**Description of the task:** Output the material beneath exactly, leaving nothing out.

**Raw data:**
START

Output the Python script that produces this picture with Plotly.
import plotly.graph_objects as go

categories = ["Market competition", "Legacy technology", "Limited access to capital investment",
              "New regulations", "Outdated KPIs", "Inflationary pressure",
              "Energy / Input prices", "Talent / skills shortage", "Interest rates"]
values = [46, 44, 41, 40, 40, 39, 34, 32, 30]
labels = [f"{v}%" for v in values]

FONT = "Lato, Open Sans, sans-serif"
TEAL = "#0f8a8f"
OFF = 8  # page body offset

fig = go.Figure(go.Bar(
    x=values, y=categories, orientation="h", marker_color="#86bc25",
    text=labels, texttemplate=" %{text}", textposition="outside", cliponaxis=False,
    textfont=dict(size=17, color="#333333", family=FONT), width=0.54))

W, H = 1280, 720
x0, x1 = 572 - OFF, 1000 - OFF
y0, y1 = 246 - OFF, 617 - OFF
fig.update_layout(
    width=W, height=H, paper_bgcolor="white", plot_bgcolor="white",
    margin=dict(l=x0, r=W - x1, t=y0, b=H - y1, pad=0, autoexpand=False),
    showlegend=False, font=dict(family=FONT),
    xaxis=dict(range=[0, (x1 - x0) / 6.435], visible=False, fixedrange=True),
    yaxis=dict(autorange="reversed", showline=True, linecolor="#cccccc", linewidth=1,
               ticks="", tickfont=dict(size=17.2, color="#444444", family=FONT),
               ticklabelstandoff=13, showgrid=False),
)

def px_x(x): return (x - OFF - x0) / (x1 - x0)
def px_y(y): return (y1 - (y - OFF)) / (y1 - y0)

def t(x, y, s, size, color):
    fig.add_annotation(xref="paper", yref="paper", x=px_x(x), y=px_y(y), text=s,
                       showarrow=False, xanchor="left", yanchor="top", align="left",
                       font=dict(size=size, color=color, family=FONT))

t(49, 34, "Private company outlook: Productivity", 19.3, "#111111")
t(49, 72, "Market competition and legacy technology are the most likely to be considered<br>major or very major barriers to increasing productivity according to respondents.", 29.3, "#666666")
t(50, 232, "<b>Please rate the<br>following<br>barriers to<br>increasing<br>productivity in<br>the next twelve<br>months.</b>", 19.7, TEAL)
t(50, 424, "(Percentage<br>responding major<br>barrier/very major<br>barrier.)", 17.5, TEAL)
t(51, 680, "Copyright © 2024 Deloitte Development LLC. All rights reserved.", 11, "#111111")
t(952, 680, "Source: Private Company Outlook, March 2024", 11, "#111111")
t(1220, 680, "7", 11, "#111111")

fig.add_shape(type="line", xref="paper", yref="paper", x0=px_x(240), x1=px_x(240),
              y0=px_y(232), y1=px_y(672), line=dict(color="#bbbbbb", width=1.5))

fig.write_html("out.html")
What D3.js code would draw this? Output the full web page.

END

**Answer to this problem:**
Output the Python script that produces this picture with Plotly.
import plotly.graph_objects as go

categories = ["Market competition", "Legacy technology", "Limited access to capital investment",
              "New regulations", "Outdated KPIs", "Inflationary pressure",
              "Energy / Input prices", "Talent / skills shortage", "Interest rates"]
values = [46, 44, 41, 40, 40, 39, 34, 32, 30]
labels = [f"{v}%" for v in values]

FONT = "Lato, Open Sans, sans-serif"
TEAL = "#0f8a8f"
OFF = 8  # page body offset

fig = go.Figure(go.Bar(
    x=values, y=categories, orientation="h", marker_color="#86bc25",
    text=labels, texttemplate=" %{text}", textposition="outside", cliponaxis=False,
    textfont=dict(size=17, color="#333333", family=FONT), width=0.54))

W, H = 1280, 720
x0, x1 = 572 - OFF, 1000 - OFF
y0, y1 = 246 - OFF, 617 - OFF
fig.update_layout(
    width=W, height=H, paper_bgcolor="white", plot_bgcolor="white",
    margin=dict(l=x0, r=W - x1, t=y0, b=H - y1, pad=0, autoexpand=False),
    showlegend=False, font=dict(family=FONT),
    xaxis=dict(range=[0, (x1 - x0) / 6.435], visible=False, fixedrange=True),
    yaxis=dict(autorange="reversed", showline=True, linecolor="#cccccc", linewidth=1,
               ticks="", tickfont=dict(size=17.2, color="#444444", family=FONT),
               ticklabelstandoff=13, showgrid=False),
)

def px_x(x): return (x - OFF - x0) / (x1 - x0)
def px_y(y): return (y1 - (y - OFF)) / (y1 - y0)

def t(x, y, s, size, color):
    fig.add_annotation(xref="paper", yref="paper", x=px_x(x), y=px_y(y), text=s,
                       showarrow=False, xanchor="left", yanchor="top", align="left",
                       font=dict(size=size, color=color, family=FONT))

t(49, 34, "Private company outlook: Productivity", 19.3, "#111111")
t(49, 72, "Market competition and legacy technology are the most likely to be considered<br>major or very major barriers to increasing productivity according to respondents.", 29.3, "#666666")
t(50, 232, "<b>Please rate the<br>following<br>barriers to<br>increasing<br>productivity in<br>the next twelve<br>months.</b>", 19.7, TEAL)
t(50, 424, "(Percentage<br>responding major<br>barrier/very major<br>barrier.)", 17.5, TEAL)
t(51, 680, "Copyright © 2024 Deloitte Development LLC. All rights reserved.", 11, "#111111")
t(952, 680, "Source: Private Company Outlook, March 2024", 11, "#111111")
t(1220, 680, "7", 11, "#111111")

fig.add_shape(type="line", xref="paper", yref="paper", x0=px_x(240), x1=px_x(240),
              y0=px_y(232), y1=px_y(672), line=dict(color="#bbbbbb", width=1.5))

fig.write_html("out.html")
What D3.js code would draw this? Output the full web page.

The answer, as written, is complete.